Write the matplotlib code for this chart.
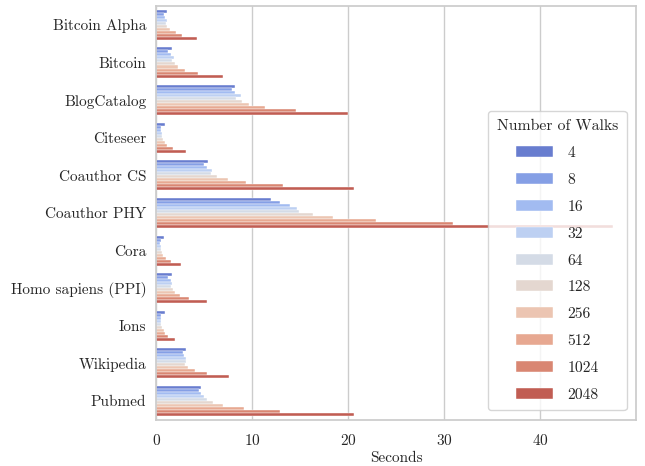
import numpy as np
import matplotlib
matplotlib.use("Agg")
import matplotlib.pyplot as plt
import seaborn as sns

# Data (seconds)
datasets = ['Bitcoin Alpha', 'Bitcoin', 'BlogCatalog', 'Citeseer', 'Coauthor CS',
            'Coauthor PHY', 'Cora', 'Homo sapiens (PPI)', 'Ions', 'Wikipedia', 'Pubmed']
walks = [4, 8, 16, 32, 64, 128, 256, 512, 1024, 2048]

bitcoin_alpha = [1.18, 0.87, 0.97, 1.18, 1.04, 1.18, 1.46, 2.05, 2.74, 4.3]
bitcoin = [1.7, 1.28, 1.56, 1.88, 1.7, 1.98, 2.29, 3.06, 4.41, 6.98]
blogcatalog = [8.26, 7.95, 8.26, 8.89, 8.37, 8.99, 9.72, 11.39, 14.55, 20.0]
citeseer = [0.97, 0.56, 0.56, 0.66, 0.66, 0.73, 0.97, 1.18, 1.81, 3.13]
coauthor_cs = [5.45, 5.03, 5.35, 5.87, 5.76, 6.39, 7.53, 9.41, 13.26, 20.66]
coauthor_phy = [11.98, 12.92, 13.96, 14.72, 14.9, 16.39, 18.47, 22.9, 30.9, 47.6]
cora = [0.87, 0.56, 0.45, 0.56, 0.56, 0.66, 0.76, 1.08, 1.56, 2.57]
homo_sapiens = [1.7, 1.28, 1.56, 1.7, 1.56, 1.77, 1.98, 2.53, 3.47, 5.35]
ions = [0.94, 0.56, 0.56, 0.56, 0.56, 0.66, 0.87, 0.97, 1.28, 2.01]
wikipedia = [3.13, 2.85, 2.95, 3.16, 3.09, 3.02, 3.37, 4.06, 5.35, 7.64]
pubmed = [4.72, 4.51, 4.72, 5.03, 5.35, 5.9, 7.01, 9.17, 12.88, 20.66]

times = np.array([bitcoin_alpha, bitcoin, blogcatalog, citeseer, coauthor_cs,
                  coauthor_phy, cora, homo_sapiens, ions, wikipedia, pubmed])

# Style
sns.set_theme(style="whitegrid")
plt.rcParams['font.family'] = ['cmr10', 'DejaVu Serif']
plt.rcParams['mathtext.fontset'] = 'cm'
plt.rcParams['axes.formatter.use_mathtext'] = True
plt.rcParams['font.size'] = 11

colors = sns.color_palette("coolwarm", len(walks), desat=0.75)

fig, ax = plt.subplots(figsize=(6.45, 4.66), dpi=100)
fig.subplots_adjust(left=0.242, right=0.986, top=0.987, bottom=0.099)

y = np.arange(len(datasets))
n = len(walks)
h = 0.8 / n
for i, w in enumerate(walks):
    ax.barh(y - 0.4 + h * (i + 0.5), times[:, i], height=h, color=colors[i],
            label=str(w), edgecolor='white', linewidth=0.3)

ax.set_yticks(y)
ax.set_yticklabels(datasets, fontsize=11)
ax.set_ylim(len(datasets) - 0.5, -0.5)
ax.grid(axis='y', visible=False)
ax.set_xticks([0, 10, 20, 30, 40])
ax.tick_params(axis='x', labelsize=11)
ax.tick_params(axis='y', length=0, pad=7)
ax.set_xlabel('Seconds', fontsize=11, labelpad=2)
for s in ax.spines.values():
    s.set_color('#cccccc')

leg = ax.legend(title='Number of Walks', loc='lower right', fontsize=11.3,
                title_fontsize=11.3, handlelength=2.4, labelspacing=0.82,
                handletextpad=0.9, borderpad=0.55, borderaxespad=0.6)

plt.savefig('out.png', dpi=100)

- - -

Repeat, with no pictures, each line from the beginning of the data through the line containing "label=str(w), edgecolor='white', linewidth=0.3)", inclusive.

Write the matplotlib code for this chart.
import numpy as np
import matplotlib
matplotlib.use("Agg")
import matplotlib.pyplot as plt
import seaborn as sns

# Data (seconds)
datasets = ['Bitcoin Alpha', 'Bitcoin', 'BlogCatalog', 'Citeseer', 'Coauthor CS',
            'Coauthor PHY', 'Cora', 'Homo sapiens (PPI)', 'Ions', 'Wikipedia', 'Pubmed']
walks = [4, 8, 16, 32, 64, 128, 256, 512, 1024, 2048]

bitcoin_alpha = [1.18, 0.87, 0.97, 1.18, 1.04, 1.18, 1.46, 2.05, 2.74, 4.3]
bitcoin = [1.7, 1.28, 1.56, 1.88, 1.7, 1.98, 2.29, 3.06, 4.41, 6.98]
blogcatalog = [8.26, 7.95, 8.26, 8.89, 8.37, 8.99, 9.72, 11.39, 14.55, 20.0]
citeseer = [0.97, 0.56, 0.56, 0.66, 0.66, 0.73, 0.97, 1.18, 1.81, 3.13]
coauthor_cs = [5.45, 5.03, 5.35, 5.87, 5.76, 6.39, 7.53, 9.41, 13.26, 20.66]
coauthor_phy = [11.98, 12.92, 13.96, 14.72, 14.9, 16.39, 18.47, 22.9, 30.9, 47.6]
cora = [0.87, 0.56, 0.45, 0.56, 0.56, 0.66, 0.76, 1.08, 1.56, 2.57]
homo_sapiens = [1.7, 1.28, 1.56, 1.7, 1.56, 1.77, 1.98, 2.53, 3.47, 5.35]
ions = [0.94, 0.56, 0.56, 0.56, 0.56, 0.66, 0.87, 0.97, 1.28, 2.01]
wikipedia = [3.13, 2.85, 2.95, 3.16, 3.09, 3.02, 3.37, 4.06, 5.35, 7.64]
pubmed = [4.72, 4.51, 4.72, 5.03, 5.35, 5.9, 7.01, 9.17, 12.88, 20.66]

times = np.array([bitcoin_alpha, bitcoin, blogcatalog, citeseer, coauthor_cs,
                  coauthor_phy, cora, homo_sapiens, ions, wikipedia, pubmed])

# Style
sns.set_theme(style="whitegrid")
plt.rcParams['font.family'] = ['cmr10', 'DejaVu Serif']
plt.rcParams['mathtext.fontset'] = 'cm'
plt.rcParams['axes.formatter.use_mathtext'] = True
plt.rcParams['font.size'] = 11

colors = sns.color_palette("coolwarm", len(walks), desat=0.75)

fig, ax = plt.subplots(figsize=(6.45, 4.66), dpi=100)
fig.subplots_adjust(left=0.242, right=0.986, top=0.987, bottom=0.099)

y = np.arange(len(datasets))
n = len(walks)
h = 0.8 / n
for i, w in enumerate(walks):
    ax.barh(y - 0.4 + h * (i + 0.5), times[:, i], height=h, color=colors[i],
            label=str(w), edgecolor='white', linewidth=0.3)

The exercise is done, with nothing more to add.